3

I have a large dataset containing a mix of words and short phrases, such as:

dataset = [
    "car",
    "red-car",
    "lorry",
    "broken lorry",
    "truck owner",
    "train",
    ...
]

I am trying to find a way to determine the most similar word from a short sentence, such as:

input = "I love my car that is red"   # should map to "red-car"
input = "I purchased a new lorry"     # should map to "lorry"
input = "I hate my redcar"            # should map to "red-car"
input = "I will use my truck"         # should map to "truck owner"
input = "Look at that yellow lorri"   # should map to "lorry"

I have tried a number of approaches to this with no avail, including:

Vectoring the dataset and the input using TfidfVectorizer, then calculating the Cosine similarity of the vectorized input value against each individual, vectorized item value from the dataset.

The problem is, this only really works if the input contains the exact word(s) that are in the dataset - so for example, in the case where the input = "trai" then it would have a cosine value of 0, whereas I am trying to get it to map to the value "train" in the dataset.

The most obvious solution would be to perform a simple spell check, but that may not be a valid option, because I still want to choose the most similar result, even when the words are slightly different, i.e.:

input = "broke"    # should map to "broken lorry" given the above dataset

If someone could suggest other potential approach I could try, that would be much appreciated.

  • You might want to consider the Levenshtein distances between pairs of words, since it seems you want to be able to predict a match even given an incorrectly spelled input – axolotl Jun 20 '18 at 15:40
  • On a similar note, use of the `nltk` package should allow you to find the stem words (e.g. broken, broke, break could all be mapped to a single stem word). – Tom Dalton Jun 20 '18 at 15:54
  • @Aalok I have tried the Levenshtein distance, which I should have mentioned, but it doesn't seem to be a valid option as in some cases the `dataset` may contain a longer sentence such as `the red car`, whereas the `input` may just be a single word such as `red`, and given the nature of the Levenshtein distance it's unlikely they'll ever be accurately mapped (especially because it's such a huge dataset). –  Jun 20 '18 at 16:10

2 Answers2

0

As @Aaalok has suggested in the comments, one idea is to use a different distance/similarity function. Possible candidates include

  • Levenshtein distance (measures the number of changes to transform one string into the other)
  • N-gram similarity (measures the number of shared n-grams between both strings)

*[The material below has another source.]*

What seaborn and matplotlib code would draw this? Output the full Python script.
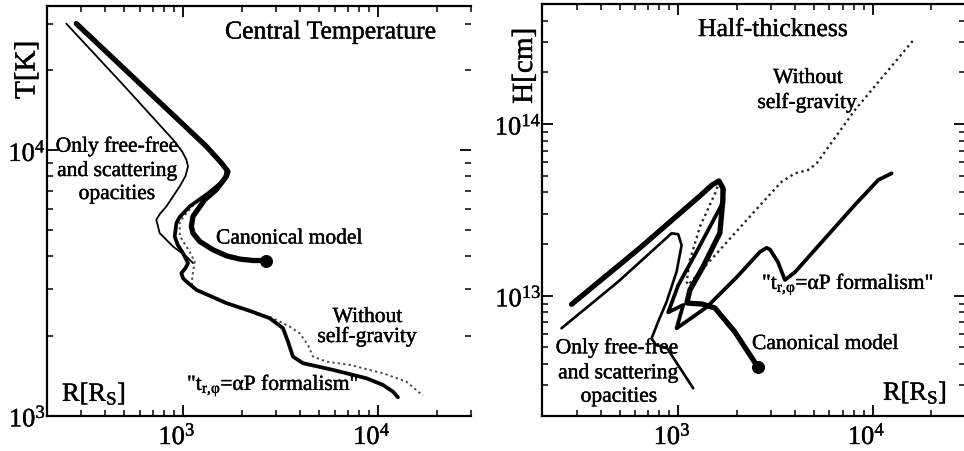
import matplotlib
matplotlib.use("Agg")
import matplotlib.pyplot as plt
import matplotlib.transforms as mtransforms
import matplotlib.patheffects as pe
from matplotlib.ticker import LogLocator, FuncFormatter, NullFormatter
import numpy as np
import pandas as pd
import seaborn as sns

# ---------------- Left panel: central temperature T[K] vs R[R_S] ----------------
tc_canon_R = [284, 675, 1318, 1574, 1701, 1670, 1483, 1292, 1125, 1104, 1125, 1218, 1425,
              1670, 1953, 2285, 2678]
tc_canon_T = [30040, 16470, 10350, 8965, 8330, 7980, 7111, 6516, 5636, 5167, 4879, 4537, 4220,
              4005, 3893, 3845, 3845]

tc_alpha_R = [284, 675, 1318, 1574, 1675, 1636, 1350, 1082, 960, 925, 907, 940, 1000, 1061,
              1030, 981, 1000, 1041, 1171, 1670, 2198, 2784, 3257, 3455, 3665, 4124, 5877,
              8721, 10610, 11940, 12660]
tc_alpha_T = [30040, 16470, 10350, 8965, 8455, 7752, 6900, 6147, 5600, 5321, 4738, 4400, 4100,
              3760, 3600, 3446, 3300, 3204, 2981, 2656, 2484, 2331, 2137, 1902, 1670, 1577,
              1488, 1384, 1306, 1232, 1173]

tc_nosg_R = [1700, 1636, 1108, 962, 962, 1082, 1148, 1121, 1108, 1175, 1675, 2198,
             2894, 3525, 3967, 4375, 4642, 5437, 7167, 10610, 13980, 17010]
tc_nosg_T = [8330, 7752, 6133, 5382, 4764, 4146, 3802, 3396, 3141, 2955, 2663, 2484,
             2331, 2167, 2046, 1849, 1670, 1599, 1554, 1445, 1344, 1190]

tc_ff_R = [252, 492, 889, 990, 1041, 1061, 1030, 962, 822, 760, 730, 759, 889, 1041, 1125]
tc_ff_T = [30040, 17700, 10975, 9900, 9224, 8700, 8000, 7316, 6147, 5750, 5476, 4879, 4342,
           3981, 3760]

# ---------------- Right panel: half-thickness H[cm] vs R[R_S] ----------------
ht_canon_R = [283, 635, 1293, 1491, 1620, 1698, 1698, 1638, 1340, 1149, 1108, 1200, 1324, 1545,
              1957, 2394, 2570]
ht_canon_H = [8.91e12, 1.896e13, 3.81e13, 4.41e13, 4.66e13, 4.24e13, 3.61e13, 2.32e13,
              1.47e13, 1.08e13, 9.07e12, 9.0e12, 8.95e12, 8.48e12, 6.15e12, 4.34e12, 3.84e12]

ht_alpha_R = [283, 635, 1293, 1491, 1620, 1718, 1672, 1219, 1000, 888, 1061, 981, 1194,
              1405, 2004, 2633, 2850, 2963, 3258, 3539, 3984, 8106, 10690, 12520]
ht_alpha_H = [8.91e12, 1.896e13, 3.81e13, 4.41e13, 4.66e13, 4.13e13, 3.38e13, 1.73e13,
              1.15e13, 8.0e12, 8.83e12, 6.46e12, 7.54e12, 8.6e12, 1.285e13, 1.80e13,
              1.90e13, 1.86e13, 1.57e13, 1.235e13, 1.37e13, 3.38e13, 4.72e13, 5.16e13]

ht_nosg_R = [1620, 1576, 1293, 1149, 1105, 1126, 2292, 2963, 3404, 3984, 4664, 5153, 8106, 16510]
ht_nosg_H = [4.66e13, 4.13e13, 2.52e13, 1.61e13, 1.206e13, 1.155e13, 2.82e13, 3.89e13,
             4.61e13, 5.16e13, 5.40e13, 5.90e13, 1.206e14, 3.16e14]

ht_ff_R = [251, 491, 925, 1000, 1041, 981, 872, 789, 730, 768, 875, 1194]
ht_ff_H = [6.46e12, 1.206e13, 2.31e13, 2.28e13, 1.97e13, 1.38e13, 9.23e12, 7.06e12,
           5.65e12, 5.16e12, 4.96e12, 2.89e12]

# ---------------- style ----------------
sns.set_theme(style="ticks")
plt.rcParams["font.family"] = ["Liberation Serif", "DejaVu Serif"]
plt.rcParams["mathtext.fontset"] = "custom"
plt.rcParams["mathtext.rm"] = "Liberation Serif"
plt.rcParams["mathtext.it"] = "Liberation Serif:italic"
plt.rcParams["mathtext.bf"] = "Liberation Serif:bold"
for k in ["text.color", "axes.labelcolor", "xtick.color", "ytick.color", "axes.edgecolor"]:
    plt.rcParams[k] = "black"

W, H = 964, 451
fig = plt.figure(figsize=(W / 100, H / 100), dpi=100)
fig.patch.set_facecolor("white")
axL = fig.add_axes([46.7 / W, 1 - 415.7 / H, (471 - 46.7) / W, (415.7 - 6) / H])
axR = fig.add_axes([542.3 / W, 1 - 415.7 / H, (965.4 - 542.3) / W, (415.7 - 4) / H])

bold = [pe.withStroke(linewidth=0.3, foreground="black")]


def curve(ax, R, V, lw, color="black", ls="-", z=2):
    df = pd.DataFrame({"R": R, "V": V})
    sns.lineplot(data=df, x="R", y="V", ax=ax, sort=False, estimator=None,
                 color=color, lw=lw, linestyle=ls, zorder=z,
                 solid_capstyle="round", solid_joinstyle="round")


fmt = FuncFormatter(lambda v, p: r"$\mathregular{10^{%d}}$" % int(round(np.log10(v))))

for ax in (axL, axR):
    ax.set_xscale("log")
    ax.set_yscale("log")

# left panel curves
curve(axL, tc_nosg_R, tc_nosg_T, 1.4, color="0.3", ls=(0, (1.2, 1.6)), z=1)
curve(axL, tc_ff_R, tc_ff_T, 1.3, z=2)
curve(axL, tc_alpha_R, tc_alpha_T, 2.7, z=3)
curve(axL, tc_canon_R, tc_canon_T, 3.8, z=4)
sns.scatterplot(x=[tc_canon_R[-1]], y=[tc_canon_T[-1]], ax=axL, s=75,
                color="black", edgecolor="black", zorder=5)

# right panel curves
curve(axR, ht_nosg_R, ht_nosg_H, 1.7, color="0.15", ls=(0, (1.0, 1.5)), z=1)
curve(axR, ht_ff_R, ht_ff_H, 1.9, z=2)
curve(axR, ht_alpha_R, ht_alpha_H, 2.7, z=3)
curve(axR, ht_canon_R, ht_canon_H, 3.8, z=4)
sns.scatterplot(x=[ht_canon_R[-1]], y=[ht_canon_H[-1]], ax=axR, s=75,
                color="black", edgecolor="black", zorder=5)

axL.set_xlim(200, 3e4)
axL.set_ylim(1e3, 3.5e4)
axR.set_xlim(200, 3e4)
axR.set_ylim(2e12, 5e14)

shift = mtransforms.ScaledTranslation(-6 / 100, 0, fig.dpi_scale_trans)
for ax in (axL, axR):
    ax.set_xlabel("")
    ax.set_ylabel("")
    for a in (ax.xaxis, ax.yaxis):
        a.set_major_locator(LogLocator(base=10, numticks=20))
        a.set_minor_locator(LogLocator(base=10, subs=np.arange(2, 10), numticks=20))
        a.set_major_formatter(fmt)
        a.set_minor_formatter(NullFormatter())
    ax.tick_params(which="both", direction="in", top=True, right=True, colors="black")
    ax.tick_params(which="major", length=8, width=1.3, labelsize=19)
    ax.tick_params(which="minor", length=4.5, width=1.1)
    ax.tick_params(axis="x", which="major", pad=5)
    ax.tick_params(axis="y", which="major", pad=0.5)
    for s in ("left", "bottom", "top"):
        ax.spines[s].set_linewidth(1.6)
        ax.spines[s].set_color("black")
    ax.spines["right"].set_visible(False)
    ax.set_facecolor("white")
    ax.grid(False)
    for lab in ax.get_xticklabels():
        lab.set_transform(lab.get_transform() + shift)
    for lab in ax.get_xticklabels() + ax.get_yticklabels():
        lab.set_path_effects(bold)


def ftext(x, y, s, size=15.5, ha="left", va="baseline", rot=0):
    t = fig.text(x / W, 1 - y / H, s, fontsize=size, ha=ha, va=va, rotation=rot, color="black")
    t.set_path_effects(bold)


# left panel texts
ftext(225, 38.5, "Central Temperature", size=18.5)
ftext(27.5, 70, "T[K]", size=21, ha="center", va="center", rot=90)
ftext(62, 401, r"R[R$_\mathregular{S}$]", size=19)
ftext(117, 151.7, "Only free-free", ha="center")
ftext(117, 176, "and scattering", ha="center")
ftext(117, 199, "opacities", ha="center")
ftext(216, 243.5, "Canonical model")
ftext(367.5, 322, "Without", ha="center")
ftext(367, 342, "self-gravity", ha="center")
ftext(187, 390, r'"t$_\mathregular{r,\!φ}$=αP formalism"')

# right panel texts
ftext(698, 36, "Half-thickness", size=18.5)
ftext(525, 66, "H[cm]", size=21, ha="center", va="center", rot=90)
ftext(883, 400, r"R[R$_\mathregular{S}$]", size=19)
ftext(808, 83, "Without", ha="center")
ftext(807, 108, "self-gravity", ha="center")
ftext(762, 289, r'"t$_\mathregular{r,\!φ}$=αP formalism"')
ftext(752, 349, "Canonical model")
ftext(617, 353.3, "Only free-free", ha="center")
ftext(618, 378.3, "and scattering", ha="center")
ftext(619, 401.7, "opacities", ha="center")

fig.savefig("out.png", dpi=100, facecolor="white")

Another possibility is feature generation, i.e. enhancing the items in your dataset with additional strings. These could be n-grams, stems, or whatever suits your needs. For example, you could (automatically) expand red-car into

red-car red car
Florian Brucker
  • 9,621
  • 3
  • 48
  • 81
  • 1. I did briefly test out the Levenshtein distance, but I am a bit confused as to how that could accurately map, because say you have a dataset with only three items `dataset = ['fly', 'red car', 'train']` and `input = 'car'`, I would want it to map to `'red car'` as that's the most similar, but it would instead map to `fly` as that only needs three changes. 2. I haven't looked at N-gram similarity, I'll take a look now. 3. Editing the dataset isn't an option unfortunately. –  Jun 20 '18 at 16:47
  • For feature generation you don't need to edit the dataset. You load the dataset and then augment it (automatically) using code (for example by adding stems). You then use the augmented dataset as input for your learning algorithm. – Florian Brucker Jun 20 '18 at 16:51
0

Paragraph vector or doc2vec should solve your problem. Provided you've enough and proper dataset. Of course, you'll have to do lot of tuning to get your results right. You could try gensim/deeplearning4j. But you may have to use some other methods to manage spelling mistakes.